Later, I ask Hill if, after he retired, he always watched Formula One. He replies: “I didn’t watch when Michael was winning everything. I couldn’t do it, but I found something really weird happened. I’d go into the garden, and I quite often found myself using machine tools. Don’t know why, maybe I just needed the engine. So I had a chainsaw, and I’d go into the woods and chop wood while the race was on. What does that tell you psychologically? I’d be going weeeehhh,” he mimics a chainsaw buzz. “‘Why am I doing this?’”

Hill did have his moment of triumph over Schumacher.
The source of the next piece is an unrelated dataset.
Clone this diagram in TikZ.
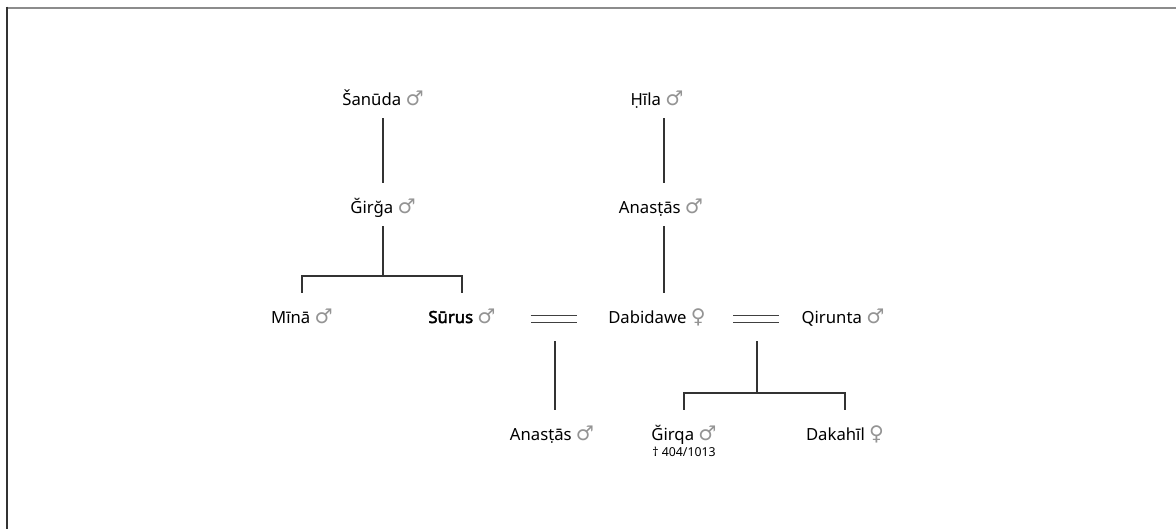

In 1996, his Williams was dominant from the first race and, despite a mid-season wobble, Hill finished the job at the last race in Japan. “I knew this was a golden opportunity,” he says. “I knew that this probably would almost certainly be my one and only chance.”

At home – boosted by a rare sporting success in the jingoistic England versus Germany narrative – Hill’s popularity surged. “Everyone used to say to me, ‘My mum loves you,’” he says. “But it’s the story arc, isn’t it? The son of a father who died tragically, can he finally become world champion himself? And: ‘It’s so sad that his dad wasn’t there to see him.’ Murray’s in tears, everyone’s in tears. It’s a phoenix-rising happy ending.”

Hill retired in 1999, at 39, and mostly disappeared from public view. There was speculation that he was the Stig on BBC’s Top Gear, but actually most of the driving he was doing was taking the kids to school in the Passat estate. Eventually, when his son Josh expressed interest in driving professionally, Hill did return to motorsport, becoming a presenter and a pundit on Sky Sports and the BBC.

“It was a good investment, let’s put it that way,” says Hill, with typical pragmatism, of his 1996 victory. “Because I’m an ex-F1 driver, but I’m always a world champion. It’s a new paradigm, a different bracket, and it’s the one that every driver would love to visit. Some people do it multiple times, and so I don’t know how they choose which one is their favourite world championship.”

Hill laughs, “But I know which is mine!”